» Source material
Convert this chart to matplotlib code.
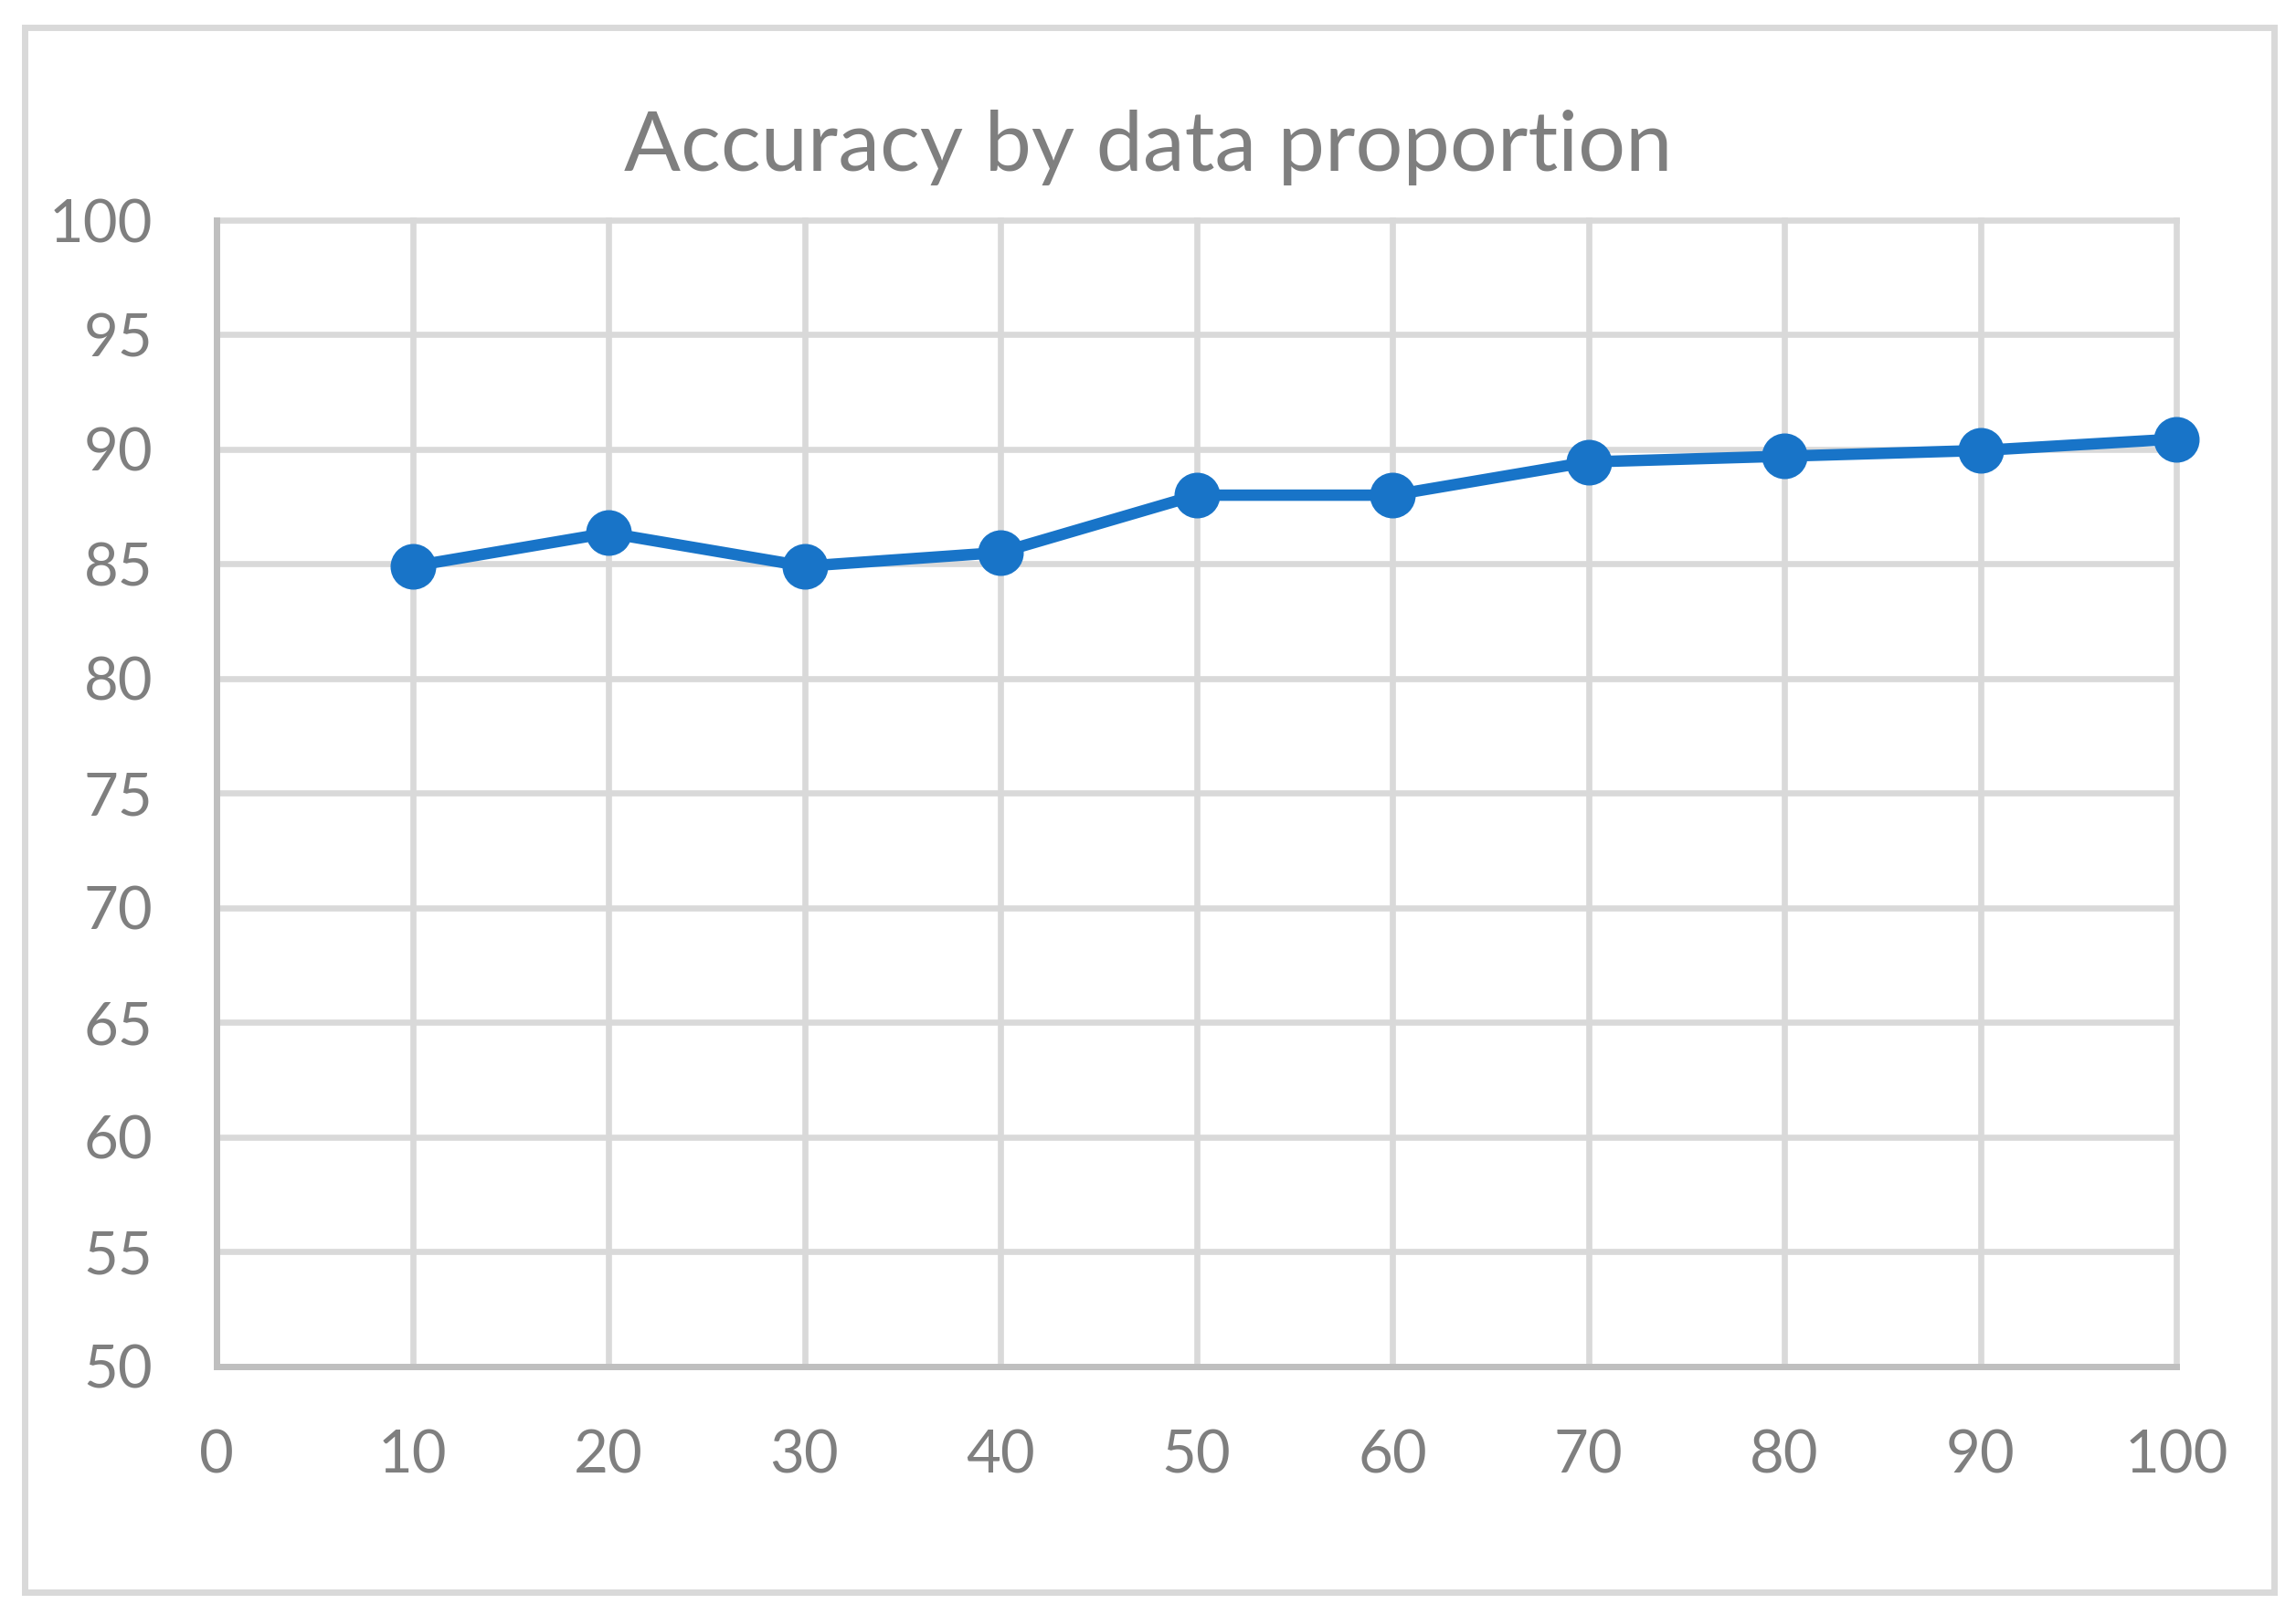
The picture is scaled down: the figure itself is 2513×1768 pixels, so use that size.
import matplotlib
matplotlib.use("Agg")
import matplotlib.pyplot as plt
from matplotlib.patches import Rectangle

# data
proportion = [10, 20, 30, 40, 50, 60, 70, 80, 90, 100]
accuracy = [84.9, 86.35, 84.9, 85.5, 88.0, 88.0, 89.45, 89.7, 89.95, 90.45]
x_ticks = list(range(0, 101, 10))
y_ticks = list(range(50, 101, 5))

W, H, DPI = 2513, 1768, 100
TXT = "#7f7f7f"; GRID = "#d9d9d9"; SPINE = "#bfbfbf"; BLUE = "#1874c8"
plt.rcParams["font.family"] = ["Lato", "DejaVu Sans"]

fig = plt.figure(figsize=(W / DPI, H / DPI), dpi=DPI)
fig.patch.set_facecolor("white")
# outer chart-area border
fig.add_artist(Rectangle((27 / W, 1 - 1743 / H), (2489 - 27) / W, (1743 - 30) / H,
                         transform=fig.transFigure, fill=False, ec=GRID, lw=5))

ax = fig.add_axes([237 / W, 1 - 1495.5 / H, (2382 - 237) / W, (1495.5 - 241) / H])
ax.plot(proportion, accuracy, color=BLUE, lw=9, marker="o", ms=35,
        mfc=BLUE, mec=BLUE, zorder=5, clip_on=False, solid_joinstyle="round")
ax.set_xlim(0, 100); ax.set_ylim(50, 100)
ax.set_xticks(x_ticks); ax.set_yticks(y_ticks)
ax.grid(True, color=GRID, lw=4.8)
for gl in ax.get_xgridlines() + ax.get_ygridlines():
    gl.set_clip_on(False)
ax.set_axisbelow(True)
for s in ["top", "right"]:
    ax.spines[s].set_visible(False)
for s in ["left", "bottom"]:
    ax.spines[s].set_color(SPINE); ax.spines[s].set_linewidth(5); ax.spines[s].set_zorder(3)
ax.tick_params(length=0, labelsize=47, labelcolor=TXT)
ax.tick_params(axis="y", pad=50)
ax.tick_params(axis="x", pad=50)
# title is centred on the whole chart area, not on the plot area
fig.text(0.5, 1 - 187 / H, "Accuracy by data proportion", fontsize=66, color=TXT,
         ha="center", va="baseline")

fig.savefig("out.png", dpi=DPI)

» Problem to solve
Print the complete listing exactly, apart from any pictures.

» Exercise result
Convert this chart to matplotlib code.
The picture is scaled down: the figure itself is 2513×1768 pixels, so use that size.
import matplotlib
matplotlib.use("Agg")
import matplotlib.pyplot as plt
from matplotlib.patches import Rectangle

# data
proportion = [10, 20, 30, 40, 50, 60, 70, 80, 90, 100]
accuracy = [84.9, 86.35, 84.9, 85.5, 88.0, 88.0, 89.45, 89.7, 89.95, 90.45]
x_ticks = list(range(0, 101, 10))
y_ticks = list(range(50, 101, 5))

W, H, DPI = 2513, 1768, 100
TXT = "#7f7f7f"; GRID = "#d9d9d9"; SPINE = "#bfbfbf"; BLUE = "#1874c8"
plt.rcParams["font.family"] = ["Lato", "DejaVu Sans"]

fig = plt.figure(figsize=(W / DPI, H / DPI), dpi=DPI)
fig.patch.set_facecolor("white")
# outer chart-area border
fig.add_artist(Rectangle((27 / W, 1 - 1743 / H), (2489 - 27) / W, (1743 - 30) / H,
                         transform=fig.transFigure, fill=False, ec=GRID, lw=5))

ax = fig.add_axes([237 / W, 1 - 1495.5 / H, (2382 - 237) / W, (1495.5 - 241) / H])
ax.plot(proportion, accuracy, color=BLUE, lw=9, marker="o", ms=35,
        mfc=BLUE, mec=BLUE, zorder=5, clip_on=False, solid_joinstyle="round")
ax.set_xlim(0, 100); ax.set_ylim(50, 100)
ax.set_xticks(x_ticks); ax.set_yticks(y_ticks)
ax.grid(True, color=GRID, lw=4.8)
for gl in ax.get_xgridlines() + ax.get_ygridlines():
    gl.set_clip_on(False)
ax.set_axisbelow(True)
for s in ["top", "right"]:
    ax.spines[s].set_visible(False)
for s in ["left", "bottom"]:
    ax.spines[s].set_color(SPINE); ax.spines[s].set_linewidth(5); ax.spines[s].set_zorder(3)
ax.tick_params(length=0, labelsize=47, labelcolor=TXT)
ax.tick_params(axis="y", pad=50)
ax.tick_params(axis="x", pad=50)
# title is centred on the whole chart area, not on the plot area
fig.text(0.5, 1 - 187 / H, "Accuracy by data proportion", fontsize=66, color=TXT,
         ha="center", va="baseline")

fig.savefig("out.png", dpi=DPI)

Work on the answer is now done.